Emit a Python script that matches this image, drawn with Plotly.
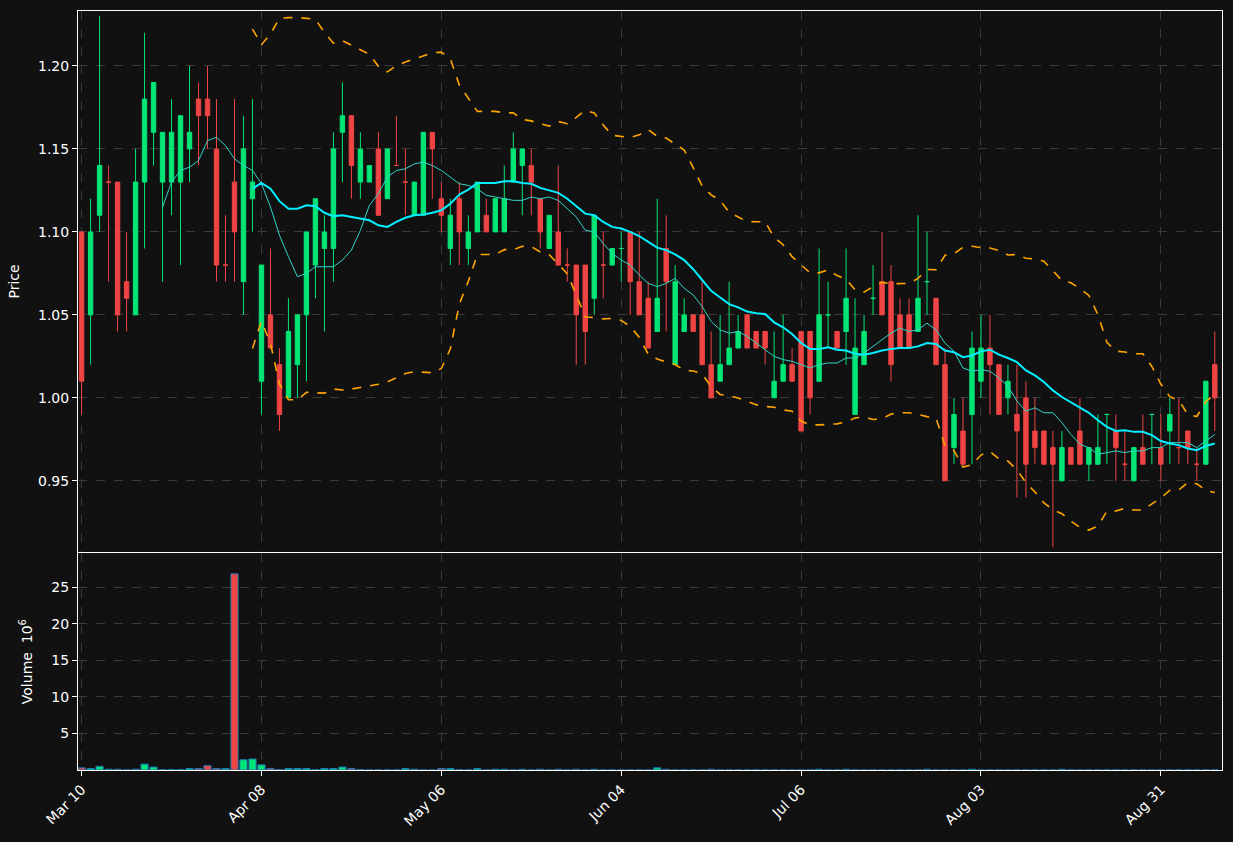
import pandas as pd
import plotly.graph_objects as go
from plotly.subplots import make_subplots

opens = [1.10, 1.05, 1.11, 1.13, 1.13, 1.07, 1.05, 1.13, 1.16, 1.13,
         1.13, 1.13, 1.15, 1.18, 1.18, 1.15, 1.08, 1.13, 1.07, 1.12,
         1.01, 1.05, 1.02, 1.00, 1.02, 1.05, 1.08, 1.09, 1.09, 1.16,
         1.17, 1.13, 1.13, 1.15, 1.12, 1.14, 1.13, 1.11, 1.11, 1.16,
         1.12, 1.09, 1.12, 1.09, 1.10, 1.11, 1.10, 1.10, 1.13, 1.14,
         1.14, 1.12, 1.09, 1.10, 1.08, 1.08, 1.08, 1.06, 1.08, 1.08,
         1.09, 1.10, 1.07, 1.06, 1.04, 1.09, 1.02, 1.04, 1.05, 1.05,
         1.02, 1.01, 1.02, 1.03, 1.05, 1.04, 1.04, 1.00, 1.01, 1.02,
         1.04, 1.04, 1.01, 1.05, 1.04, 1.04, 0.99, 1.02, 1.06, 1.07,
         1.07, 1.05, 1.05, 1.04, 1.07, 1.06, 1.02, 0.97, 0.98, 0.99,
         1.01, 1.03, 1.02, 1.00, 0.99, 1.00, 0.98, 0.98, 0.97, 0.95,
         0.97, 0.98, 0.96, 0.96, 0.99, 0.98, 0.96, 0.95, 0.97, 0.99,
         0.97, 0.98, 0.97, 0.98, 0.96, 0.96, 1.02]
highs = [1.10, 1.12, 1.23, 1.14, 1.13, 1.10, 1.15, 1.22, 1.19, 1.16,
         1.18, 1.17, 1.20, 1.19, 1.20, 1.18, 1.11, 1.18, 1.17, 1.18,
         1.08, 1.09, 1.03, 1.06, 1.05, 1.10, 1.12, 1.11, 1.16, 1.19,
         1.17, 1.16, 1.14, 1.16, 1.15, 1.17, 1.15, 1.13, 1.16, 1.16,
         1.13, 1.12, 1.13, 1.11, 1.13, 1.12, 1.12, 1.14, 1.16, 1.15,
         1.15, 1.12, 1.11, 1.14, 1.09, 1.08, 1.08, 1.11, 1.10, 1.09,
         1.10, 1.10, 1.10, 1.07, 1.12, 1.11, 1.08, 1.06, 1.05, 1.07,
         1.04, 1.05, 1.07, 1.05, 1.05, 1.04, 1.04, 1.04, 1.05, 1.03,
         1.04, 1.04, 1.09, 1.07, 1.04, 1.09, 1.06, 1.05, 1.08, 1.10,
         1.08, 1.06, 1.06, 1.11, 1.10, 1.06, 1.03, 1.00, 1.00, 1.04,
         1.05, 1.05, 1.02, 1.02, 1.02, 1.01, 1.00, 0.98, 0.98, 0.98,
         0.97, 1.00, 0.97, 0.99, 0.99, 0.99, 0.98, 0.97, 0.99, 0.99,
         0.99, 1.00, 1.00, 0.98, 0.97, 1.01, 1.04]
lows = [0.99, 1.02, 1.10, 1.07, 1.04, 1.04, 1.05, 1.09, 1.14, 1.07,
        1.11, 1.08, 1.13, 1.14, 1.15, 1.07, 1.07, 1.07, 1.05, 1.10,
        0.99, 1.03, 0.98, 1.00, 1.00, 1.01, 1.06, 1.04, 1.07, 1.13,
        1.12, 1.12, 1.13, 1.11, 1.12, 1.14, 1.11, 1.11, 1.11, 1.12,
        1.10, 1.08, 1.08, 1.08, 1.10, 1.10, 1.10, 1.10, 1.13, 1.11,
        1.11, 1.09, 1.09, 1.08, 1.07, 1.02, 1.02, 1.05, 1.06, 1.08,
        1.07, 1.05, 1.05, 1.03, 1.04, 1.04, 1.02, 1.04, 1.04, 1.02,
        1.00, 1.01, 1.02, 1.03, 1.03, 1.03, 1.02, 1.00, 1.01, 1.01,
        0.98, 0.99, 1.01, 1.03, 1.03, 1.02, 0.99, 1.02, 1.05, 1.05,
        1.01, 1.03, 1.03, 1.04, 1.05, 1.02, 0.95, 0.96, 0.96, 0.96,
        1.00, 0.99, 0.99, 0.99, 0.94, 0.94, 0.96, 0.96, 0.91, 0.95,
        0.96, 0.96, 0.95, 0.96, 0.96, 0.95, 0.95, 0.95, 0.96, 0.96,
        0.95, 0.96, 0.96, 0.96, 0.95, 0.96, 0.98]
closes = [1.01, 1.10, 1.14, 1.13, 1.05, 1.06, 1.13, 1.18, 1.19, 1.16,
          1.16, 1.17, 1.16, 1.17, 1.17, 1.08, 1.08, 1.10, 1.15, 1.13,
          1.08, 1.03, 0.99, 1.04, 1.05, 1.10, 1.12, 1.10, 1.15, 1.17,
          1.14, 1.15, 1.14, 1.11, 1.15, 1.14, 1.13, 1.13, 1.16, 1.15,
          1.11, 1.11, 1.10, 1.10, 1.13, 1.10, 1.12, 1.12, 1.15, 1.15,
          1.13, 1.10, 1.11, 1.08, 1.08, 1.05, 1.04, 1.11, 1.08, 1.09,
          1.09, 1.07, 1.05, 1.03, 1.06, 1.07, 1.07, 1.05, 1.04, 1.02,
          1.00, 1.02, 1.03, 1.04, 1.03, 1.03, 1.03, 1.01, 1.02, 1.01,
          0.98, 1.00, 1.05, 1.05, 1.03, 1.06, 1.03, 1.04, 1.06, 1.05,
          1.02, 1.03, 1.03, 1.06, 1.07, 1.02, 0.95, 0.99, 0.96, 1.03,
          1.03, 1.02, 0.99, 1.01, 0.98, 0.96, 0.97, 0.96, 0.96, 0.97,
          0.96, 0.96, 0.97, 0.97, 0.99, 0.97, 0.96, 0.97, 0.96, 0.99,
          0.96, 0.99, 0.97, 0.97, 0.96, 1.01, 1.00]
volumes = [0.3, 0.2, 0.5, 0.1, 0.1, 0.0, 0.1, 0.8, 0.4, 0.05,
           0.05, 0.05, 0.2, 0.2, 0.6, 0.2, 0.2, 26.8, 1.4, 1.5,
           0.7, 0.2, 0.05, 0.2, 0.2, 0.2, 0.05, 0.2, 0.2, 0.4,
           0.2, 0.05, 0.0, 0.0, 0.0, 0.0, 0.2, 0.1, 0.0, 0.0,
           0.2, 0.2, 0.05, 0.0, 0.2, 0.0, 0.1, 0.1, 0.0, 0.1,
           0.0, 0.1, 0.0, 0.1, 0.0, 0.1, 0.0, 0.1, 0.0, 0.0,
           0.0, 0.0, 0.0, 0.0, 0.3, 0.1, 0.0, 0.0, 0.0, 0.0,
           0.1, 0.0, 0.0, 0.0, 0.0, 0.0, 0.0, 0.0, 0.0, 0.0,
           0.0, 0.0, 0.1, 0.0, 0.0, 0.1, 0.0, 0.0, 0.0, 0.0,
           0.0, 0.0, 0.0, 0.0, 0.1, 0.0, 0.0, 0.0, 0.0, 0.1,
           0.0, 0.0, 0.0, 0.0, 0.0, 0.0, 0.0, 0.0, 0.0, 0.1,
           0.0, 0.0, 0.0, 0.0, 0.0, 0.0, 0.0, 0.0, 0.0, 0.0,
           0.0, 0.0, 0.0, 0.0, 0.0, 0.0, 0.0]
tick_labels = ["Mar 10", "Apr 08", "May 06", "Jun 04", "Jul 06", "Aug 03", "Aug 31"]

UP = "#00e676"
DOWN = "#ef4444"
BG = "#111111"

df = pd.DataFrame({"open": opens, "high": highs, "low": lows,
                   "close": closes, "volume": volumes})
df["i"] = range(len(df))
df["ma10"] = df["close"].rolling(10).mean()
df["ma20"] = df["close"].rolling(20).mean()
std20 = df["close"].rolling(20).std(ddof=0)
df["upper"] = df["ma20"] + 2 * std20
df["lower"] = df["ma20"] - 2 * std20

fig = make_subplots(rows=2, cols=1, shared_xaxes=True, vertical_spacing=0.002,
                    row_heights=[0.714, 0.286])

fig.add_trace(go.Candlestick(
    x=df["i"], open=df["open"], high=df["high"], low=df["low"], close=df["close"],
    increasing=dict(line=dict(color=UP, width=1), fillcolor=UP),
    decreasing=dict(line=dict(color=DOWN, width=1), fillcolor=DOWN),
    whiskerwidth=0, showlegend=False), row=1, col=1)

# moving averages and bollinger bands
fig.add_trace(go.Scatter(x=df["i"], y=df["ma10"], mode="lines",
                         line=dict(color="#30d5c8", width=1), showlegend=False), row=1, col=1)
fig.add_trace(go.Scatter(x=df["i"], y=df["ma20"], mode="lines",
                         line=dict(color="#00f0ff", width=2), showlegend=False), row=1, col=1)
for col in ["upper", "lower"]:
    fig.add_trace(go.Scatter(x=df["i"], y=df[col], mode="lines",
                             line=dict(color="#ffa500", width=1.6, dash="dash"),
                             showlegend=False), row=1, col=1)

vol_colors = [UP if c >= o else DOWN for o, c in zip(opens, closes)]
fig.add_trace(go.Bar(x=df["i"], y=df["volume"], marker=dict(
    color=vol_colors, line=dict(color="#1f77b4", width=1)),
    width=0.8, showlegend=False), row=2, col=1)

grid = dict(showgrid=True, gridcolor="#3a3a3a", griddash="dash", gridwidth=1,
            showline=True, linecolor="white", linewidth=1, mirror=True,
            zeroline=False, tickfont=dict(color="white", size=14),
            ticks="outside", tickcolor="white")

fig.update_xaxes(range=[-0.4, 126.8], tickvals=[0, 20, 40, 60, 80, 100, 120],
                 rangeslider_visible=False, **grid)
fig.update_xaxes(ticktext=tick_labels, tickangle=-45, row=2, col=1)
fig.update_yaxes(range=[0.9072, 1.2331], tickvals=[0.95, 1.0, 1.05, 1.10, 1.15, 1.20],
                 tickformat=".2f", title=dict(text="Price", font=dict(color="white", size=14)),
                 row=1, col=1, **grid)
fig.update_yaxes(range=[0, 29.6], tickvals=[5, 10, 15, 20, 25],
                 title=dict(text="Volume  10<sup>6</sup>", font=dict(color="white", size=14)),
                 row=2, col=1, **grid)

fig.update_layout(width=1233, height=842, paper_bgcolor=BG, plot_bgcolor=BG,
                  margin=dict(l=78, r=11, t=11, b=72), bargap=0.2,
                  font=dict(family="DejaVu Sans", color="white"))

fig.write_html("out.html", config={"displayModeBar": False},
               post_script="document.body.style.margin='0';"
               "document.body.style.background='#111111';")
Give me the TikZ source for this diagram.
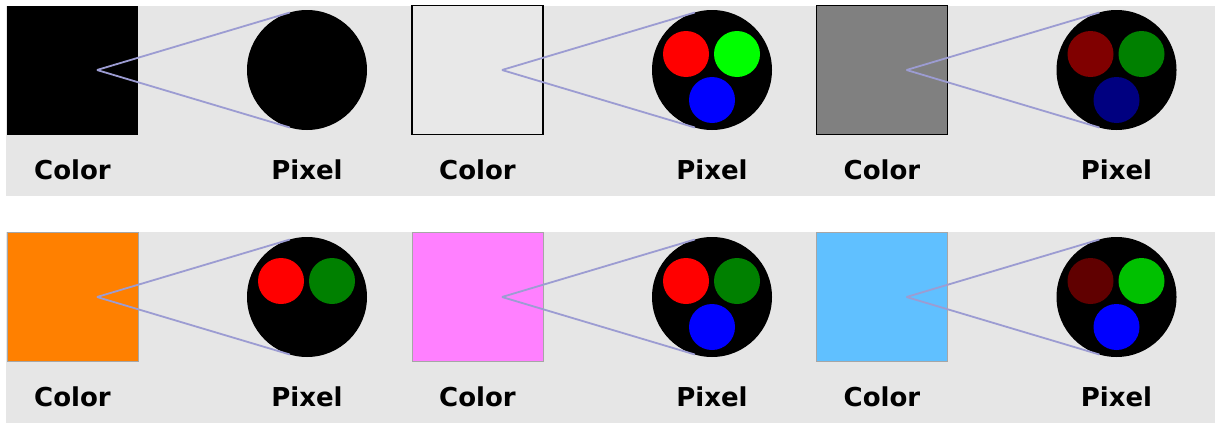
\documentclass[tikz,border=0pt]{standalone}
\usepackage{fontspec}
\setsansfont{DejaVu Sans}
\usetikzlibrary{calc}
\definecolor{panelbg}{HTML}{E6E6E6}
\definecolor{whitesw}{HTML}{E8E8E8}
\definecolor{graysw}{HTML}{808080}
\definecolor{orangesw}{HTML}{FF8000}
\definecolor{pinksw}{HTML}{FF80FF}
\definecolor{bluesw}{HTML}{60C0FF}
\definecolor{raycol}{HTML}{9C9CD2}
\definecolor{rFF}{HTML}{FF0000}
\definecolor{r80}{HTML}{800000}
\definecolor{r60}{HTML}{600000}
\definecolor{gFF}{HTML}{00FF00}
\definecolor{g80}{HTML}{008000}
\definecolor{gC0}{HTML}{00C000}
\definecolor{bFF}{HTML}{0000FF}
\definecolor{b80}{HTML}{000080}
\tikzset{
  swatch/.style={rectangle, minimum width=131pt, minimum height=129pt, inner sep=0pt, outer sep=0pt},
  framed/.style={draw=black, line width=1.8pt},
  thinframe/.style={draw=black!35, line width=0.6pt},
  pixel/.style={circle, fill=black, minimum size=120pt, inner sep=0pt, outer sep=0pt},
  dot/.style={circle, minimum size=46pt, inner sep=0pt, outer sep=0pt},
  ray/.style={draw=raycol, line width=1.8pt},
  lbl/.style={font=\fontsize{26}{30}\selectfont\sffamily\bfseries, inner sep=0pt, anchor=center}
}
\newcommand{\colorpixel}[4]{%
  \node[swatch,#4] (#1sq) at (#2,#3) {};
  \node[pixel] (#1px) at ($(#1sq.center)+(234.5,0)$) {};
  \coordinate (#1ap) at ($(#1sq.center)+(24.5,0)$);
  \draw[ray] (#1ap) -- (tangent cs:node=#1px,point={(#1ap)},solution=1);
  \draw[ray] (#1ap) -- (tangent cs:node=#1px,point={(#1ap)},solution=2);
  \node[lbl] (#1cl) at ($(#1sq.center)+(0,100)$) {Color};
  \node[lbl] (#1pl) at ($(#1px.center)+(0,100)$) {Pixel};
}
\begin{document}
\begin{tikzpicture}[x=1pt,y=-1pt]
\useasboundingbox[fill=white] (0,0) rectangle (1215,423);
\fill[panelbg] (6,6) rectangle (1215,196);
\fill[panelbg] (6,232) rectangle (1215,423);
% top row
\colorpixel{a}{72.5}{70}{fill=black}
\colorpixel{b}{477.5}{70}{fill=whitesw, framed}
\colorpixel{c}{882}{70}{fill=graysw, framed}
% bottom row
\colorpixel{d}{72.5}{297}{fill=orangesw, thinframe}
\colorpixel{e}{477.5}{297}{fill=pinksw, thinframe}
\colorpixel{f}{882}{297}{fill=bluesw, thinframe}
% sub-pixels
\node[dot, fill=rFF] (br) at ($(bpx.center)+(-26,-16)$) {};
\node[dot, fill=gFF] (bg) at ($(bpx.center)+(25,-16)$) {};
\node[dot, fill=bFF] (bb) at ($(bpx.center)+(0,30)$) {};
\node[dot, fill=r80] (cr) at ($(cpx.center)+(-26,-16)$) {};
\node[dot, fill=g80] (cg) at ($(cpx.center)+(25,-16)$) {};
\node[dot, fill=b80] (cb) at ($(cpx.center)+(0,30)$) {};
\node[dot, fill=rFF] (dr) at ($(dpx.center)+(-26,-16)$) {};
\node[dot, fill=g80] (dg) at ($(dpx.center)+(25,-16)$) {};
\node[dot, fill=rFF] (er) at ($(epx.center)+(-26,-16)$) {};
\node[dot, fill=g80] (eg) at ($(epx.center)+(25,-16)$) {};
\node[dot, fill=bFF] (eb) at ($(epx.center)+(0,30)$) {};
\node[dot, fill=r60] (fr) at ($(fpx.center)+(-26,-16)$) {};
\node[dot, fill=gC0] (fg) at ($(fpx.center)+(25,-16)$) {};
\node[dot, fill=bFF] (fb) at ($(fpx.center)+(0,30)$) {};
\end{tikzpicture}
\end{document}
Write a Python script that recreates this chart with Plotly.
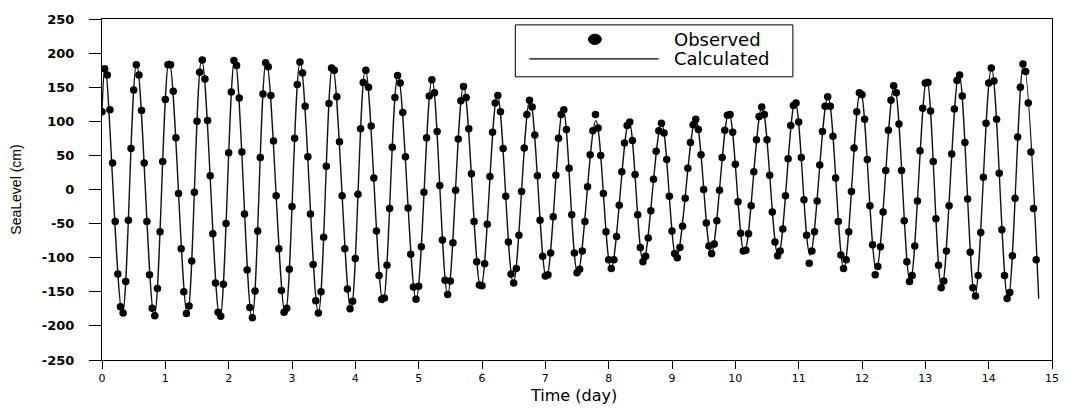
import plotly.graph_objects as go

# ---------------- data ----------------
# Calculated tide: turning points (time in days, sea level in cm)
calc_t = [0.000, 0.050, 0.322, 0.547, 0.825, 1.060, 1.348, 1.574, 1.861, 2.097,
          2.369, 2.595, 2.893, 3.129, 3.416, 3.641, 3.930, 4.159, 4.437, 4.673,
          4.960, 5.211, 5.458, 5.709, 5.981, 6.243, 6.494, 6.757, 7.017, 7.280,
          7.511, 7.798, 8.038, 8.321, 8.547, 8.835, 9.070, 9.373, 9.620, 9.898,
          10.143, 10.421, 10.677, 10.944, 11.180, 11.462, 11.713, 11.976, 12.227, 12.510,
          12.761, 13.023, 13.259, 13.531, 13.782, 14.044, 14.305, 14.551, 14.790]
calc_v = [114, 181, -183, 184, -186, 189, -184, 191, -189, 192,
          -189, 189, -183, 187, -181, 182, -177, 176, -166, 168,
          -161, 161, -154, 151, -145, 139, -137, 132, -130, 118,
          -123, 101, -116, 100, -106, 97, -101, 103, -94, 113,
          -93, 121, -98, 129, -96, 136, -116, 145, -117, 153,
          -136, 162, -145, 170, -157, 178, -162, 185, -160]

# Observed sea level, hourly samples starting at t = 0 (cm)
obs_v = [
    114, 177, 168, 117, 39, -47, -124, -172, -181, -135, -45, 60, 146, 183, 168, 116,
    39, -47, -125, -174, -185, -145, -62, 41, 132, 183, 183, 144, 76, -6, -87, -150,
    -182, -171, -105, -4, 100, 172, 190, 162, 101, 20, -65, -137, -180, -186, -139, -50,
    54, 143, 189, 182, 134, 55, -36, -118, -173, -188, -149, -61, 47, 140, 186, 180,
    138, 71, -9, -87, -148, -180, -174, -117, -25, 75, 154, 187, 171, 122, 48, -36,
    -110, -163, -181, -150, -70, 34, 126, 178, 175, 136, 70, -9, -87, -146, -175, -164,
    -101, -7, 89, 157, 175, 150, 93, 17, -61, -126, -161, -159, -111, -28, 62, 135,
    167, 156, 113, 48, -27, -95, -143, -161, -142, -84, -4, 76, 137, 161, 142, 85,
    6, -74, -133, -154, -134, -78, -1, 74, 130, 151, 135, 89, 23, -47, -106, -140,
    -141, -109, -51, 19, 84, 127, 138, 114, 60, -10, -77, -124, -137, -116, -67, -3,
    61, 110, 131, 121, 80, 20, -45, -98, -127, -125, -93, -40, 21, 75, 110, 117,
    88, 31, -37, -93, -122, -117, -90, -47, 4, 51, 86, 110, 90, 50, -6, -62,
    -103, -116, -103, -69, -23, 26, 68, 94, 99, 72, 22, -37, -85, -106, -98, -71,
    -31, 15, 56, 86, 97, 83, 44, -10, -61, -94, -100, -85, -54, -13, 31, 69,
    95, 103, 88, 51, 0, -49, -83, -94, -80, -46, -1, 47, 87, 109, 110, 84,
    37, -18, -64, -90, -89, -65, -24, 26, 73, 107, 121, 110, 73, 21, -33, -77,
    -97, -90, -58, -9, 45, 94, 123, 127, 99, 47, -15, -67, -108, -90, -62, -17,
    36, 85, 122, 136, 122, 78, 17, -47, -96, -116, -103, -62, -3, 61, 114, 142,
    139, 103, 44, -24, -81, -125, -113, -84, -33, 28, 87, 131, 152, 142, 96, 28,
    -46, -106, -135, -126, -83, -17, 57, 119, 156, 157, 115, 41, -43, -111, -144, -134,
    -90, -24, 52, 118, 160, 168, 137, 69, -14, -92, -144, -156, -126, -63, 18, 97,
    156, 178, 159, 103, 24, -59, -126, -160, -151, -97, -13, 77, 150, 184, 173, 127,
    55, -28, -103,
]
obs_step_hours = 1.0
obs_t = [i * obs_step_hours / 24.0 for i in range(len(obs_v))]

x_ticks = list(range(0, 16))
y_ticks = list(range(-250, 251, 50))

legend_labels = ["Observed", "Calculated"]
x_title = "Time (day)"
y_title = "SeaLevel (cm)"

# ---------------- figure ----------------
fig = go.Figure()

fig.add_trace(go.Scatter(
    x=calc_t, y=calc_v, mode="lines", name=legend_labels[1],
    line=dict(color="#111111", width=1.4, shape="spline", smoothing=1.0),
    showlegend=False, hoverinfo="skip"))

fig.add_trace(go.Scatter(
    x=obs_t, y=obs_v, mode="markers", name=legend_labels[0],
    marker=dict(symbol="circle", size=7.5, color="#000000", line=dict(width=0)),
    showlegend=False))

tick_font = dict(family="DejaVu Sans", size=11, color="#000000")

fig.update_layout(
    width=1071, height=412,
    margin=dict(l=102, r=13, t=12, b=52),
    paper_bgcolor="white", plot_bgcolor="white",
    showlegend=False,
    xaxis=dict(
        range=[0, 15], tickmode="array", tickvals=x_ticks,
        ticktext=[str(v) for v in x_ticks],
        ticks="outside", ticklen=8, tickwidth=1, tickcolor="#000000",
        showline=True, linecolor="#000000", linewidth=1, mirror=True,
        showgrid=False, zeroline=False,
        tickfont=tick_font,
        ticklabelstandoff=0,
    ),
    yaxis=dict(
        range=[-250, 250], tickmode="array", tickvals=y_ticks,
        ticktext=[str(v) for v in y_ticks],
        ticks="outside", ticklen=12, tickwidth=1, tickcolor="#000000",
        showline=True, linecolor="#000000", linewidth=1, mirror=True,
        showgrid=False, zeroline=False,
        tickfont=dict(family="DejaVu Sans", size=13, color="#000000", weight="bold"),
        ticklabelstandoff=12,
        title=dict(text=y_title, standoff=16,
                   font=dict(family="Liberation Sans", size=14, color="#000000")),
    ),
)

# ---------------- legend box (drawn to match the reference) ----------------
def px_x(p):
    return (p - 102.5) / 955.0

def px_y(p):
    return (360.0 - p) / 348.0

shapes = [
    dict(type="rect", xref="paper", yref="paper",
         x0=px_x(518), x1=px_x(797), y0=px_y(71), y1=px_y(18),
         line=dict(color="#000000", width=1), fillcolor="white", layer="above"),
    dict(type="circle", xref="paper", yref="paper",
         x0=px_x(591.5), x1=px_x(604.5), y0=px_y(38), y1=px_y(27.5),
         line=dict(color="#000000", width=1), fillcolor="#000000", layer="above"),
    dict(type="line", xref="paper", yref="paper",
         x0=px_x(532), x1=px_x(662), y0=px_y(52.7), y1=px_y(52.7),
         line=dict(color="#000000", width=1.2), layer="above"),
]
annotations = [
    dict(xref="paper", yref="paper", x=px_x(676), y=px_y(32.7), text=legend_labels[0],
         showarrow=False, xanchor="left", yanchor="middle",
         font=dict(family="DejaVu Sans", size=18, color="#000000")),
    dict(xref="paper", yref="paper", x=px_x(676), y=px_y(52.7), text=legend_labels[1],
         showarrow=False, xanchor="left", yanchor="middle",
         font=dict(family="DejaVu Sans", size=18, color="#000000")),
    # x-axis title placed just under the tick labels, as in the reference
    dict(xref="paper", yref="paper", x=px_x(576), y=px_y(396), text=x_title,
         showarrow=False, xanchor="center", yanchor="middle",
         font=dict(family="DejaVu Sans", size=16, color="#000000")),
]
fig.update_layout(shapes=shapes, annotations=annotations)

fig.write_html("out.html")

EXERCISE BRIEF:
Leave out the pictures. Transcribe only the lines above, from the first through the one that contains "from plotly.subplots import make_subplots".

EXERCISE ANSWER:
Emit a Python script that matches this image, drawn with Plotly.
import pandas as pd
import plotly.graph_objects as go
from plotly.subplots import make_subplots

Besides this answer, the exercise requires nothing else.